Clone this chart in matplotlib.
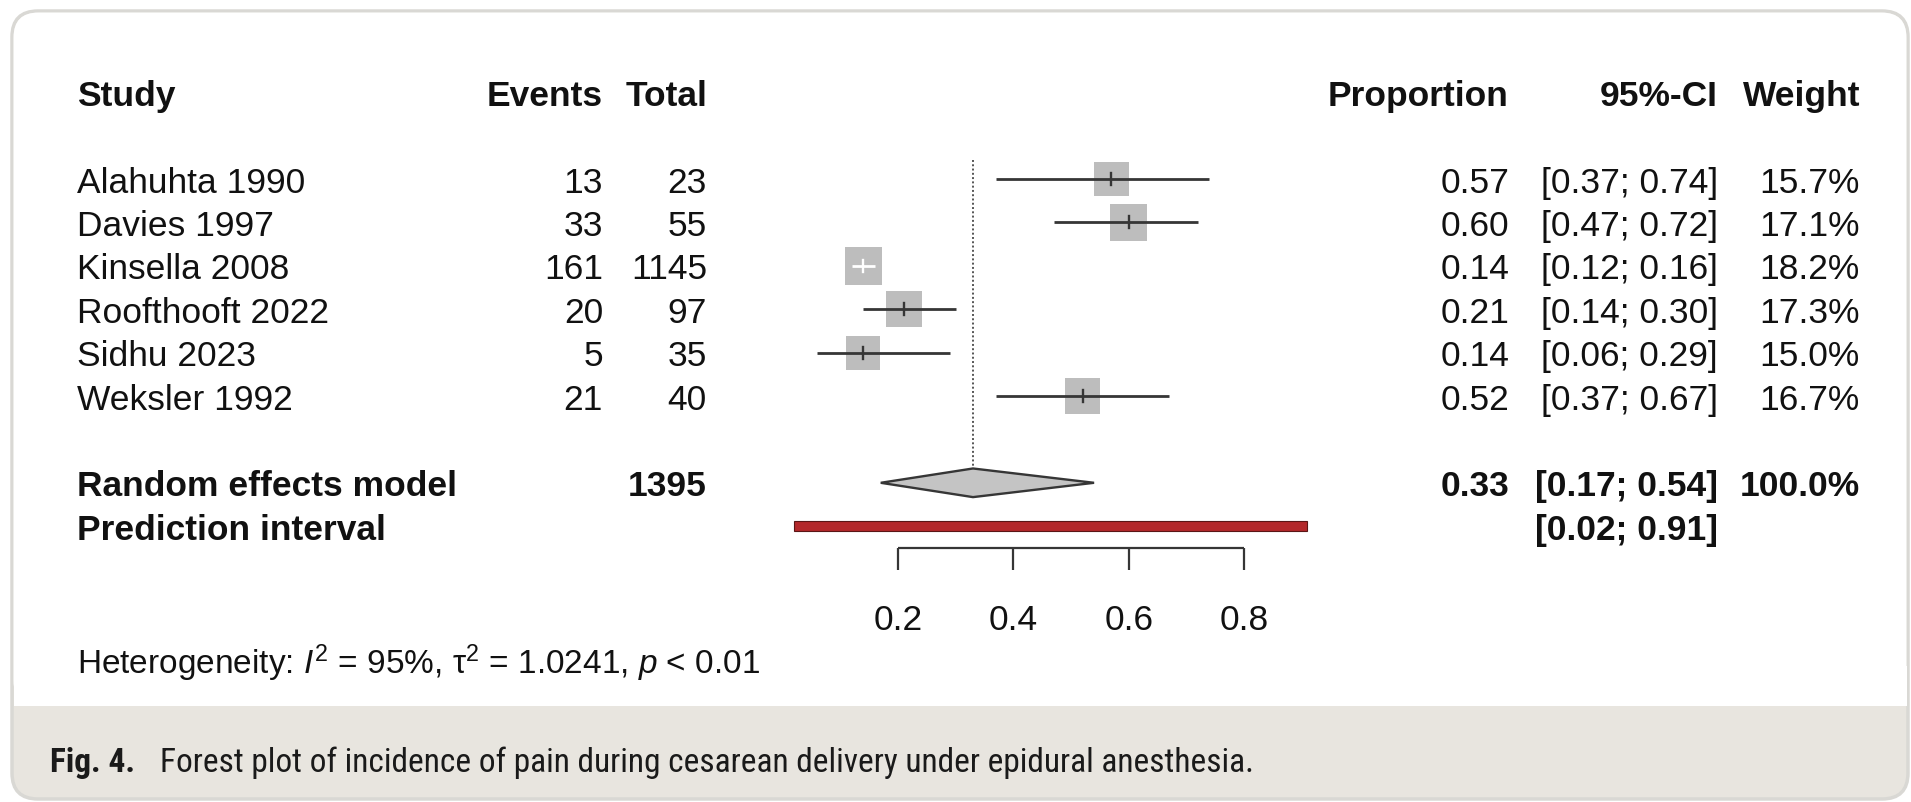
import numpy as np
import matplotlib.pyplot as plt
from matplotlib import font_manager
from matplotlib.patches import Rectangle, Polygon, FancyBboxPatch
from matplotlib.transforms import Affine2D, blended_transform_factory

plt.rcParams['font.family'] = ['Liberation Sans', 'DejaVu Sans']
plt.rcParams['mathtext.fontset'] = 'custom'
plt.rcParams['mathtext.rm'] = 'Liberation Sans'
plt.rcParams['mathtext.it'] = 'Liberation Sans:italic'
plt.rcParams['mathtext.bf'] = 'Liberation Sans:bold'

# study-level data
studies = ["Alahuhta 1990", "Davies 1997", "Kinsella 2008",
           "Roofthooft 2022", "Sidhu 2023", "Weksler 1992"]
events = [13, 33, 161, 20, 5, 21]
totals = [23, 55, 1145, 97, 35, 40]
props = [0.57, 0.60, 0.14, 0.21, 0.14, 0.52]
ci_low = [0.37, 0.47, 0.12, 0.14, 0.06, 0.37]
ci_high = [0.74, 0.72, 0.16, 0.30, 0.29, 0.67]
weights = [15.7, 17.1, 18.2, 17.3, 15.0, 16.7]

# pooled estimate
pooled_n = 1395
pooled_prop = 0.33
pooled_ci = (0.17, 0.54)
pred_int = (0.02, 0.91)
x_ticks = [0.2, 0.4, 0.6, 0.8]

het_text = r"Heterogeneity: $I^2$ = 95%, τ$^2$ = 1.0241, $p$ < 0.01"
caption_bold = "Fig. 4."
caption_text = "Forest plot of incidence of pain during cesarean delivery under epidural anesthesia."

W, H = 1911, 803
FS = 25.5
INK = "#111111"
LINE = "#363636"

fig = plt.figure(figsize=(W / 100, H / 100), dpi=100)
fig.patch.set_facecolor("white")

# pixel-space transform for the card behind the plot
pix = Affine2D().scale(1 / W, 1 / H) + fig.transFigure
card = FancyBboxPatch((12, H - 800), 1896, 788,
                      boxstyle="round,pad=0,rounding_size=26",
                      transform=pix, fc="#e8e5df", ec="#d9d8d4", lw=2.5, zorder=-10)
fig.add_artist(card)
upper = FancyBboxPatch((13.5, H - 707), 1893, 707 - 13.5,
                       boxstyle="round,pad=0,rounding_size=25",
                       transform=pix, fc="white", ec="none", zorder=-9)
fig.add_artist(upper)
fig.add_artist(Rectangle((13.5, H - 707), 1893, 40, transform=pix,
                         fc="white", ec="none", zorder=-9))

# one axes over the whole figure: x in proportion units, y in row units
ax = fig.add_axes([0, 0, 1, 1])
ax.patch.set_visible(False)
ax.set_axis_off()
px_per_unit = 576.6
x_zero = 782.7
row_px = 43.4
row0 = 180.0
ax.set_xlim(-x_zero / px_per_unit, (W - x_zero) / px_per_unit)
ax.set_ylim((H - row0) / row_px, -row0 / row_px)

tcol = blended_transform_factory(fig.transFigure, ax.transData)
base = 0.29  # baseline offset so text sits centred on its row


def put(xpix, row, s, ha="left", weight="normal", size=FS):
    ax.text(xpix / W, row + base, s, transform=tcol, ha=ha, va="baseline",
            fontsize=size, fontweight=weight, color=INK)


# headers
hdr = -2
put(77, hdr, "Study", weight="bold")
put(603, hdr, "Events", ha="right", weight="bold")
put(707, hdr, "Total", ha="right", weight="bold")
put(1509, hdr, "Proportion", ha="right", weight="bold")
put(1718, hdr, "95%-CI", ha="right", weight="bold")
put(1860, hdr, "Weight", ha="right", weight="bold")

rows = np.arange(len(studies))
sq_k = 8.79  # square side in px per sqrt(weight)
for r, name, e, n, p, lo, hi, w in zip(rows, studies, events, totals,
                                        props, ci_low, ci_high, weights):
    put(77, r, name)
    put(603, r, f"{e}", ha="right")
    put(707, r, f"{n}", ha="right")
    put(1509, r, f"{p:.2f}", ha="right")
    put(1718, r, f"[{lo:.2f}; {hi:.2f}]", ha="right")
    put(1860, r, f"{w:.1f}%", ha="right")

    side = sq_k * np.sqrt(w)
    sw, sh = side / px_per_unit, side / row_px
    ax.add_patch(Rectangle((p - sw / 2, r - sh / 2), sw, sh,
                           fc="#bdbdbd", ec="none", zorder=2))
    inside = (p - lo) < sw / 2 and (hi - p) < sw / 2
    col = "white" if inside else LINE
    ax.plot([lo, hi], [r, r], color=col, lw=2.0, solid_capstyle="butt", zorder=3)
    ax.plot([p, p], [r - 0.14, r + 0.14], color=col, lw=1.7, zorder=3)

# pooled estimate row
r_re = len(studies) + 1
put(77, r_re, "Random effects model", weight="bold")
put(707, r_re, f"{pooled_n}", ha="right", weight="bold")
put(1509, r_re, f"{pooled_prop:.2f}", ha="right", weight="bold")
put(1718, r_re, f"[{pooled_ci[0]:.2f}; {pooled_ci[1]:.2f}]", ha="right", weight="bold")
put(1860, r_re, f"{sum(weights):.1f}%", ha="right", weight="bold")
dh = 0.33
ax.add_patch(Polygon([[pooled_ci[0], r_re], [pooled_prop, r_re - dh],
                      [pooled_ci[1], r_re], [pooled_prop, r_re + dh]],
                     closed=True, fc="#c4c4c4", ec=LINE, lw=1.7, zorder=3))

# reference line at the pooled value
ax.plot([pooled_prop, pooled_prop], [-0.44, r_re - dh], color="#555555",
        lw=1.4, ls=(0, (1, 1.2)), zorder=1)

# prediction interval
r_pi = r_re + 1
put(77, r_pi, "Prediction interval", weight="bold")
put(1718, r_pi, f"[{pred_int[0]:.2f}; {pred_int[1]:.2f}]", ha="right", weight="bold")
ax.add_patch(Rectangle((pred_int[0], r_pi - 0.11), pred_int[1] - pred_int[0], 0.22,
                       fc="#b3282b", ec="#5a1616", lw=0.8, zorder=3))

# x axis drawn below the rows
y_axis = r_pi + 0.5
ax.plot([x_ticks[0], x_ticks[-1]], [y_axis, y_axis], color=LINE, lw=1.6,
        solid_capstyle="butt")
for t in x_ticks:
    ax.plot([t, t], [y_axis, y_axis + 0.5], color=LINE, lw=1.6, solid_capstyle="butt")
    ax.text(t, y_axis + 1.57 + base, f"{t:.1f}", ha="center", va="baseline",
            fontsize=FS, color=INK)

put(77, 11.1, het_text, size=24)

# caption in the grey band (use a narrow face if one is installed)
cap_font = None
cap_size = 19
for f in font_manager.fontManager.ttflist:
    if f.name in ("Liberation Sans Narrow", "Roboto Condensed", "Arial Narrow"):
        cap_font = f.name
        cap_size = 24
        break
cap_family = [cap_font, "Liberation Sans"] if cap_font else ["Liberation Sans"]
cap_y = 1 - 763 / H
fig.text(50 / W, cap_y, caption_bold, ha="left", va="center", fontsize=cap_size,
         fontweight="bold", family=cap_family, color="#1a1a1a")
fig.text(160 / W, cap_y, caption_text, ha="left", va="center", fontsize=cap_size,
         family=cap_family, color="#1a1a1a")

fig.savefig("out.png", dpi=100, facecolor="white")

• • •

• _The problem_: Begin at the first line of the material and copy each line exactly through the one containing "from matplotlib.transforms import". Omit pictures.

• _Solution to the exercise_:
Clone this chart in matplotlib.
import numpy as np
import matplotlib.pyplot as plt
from matplotlib import font_manager
from matplotlib.patches import Rectangle, Polygon, FancyBboxPatch
from matplotlib.transforms import Affine2D, blended_transform_factory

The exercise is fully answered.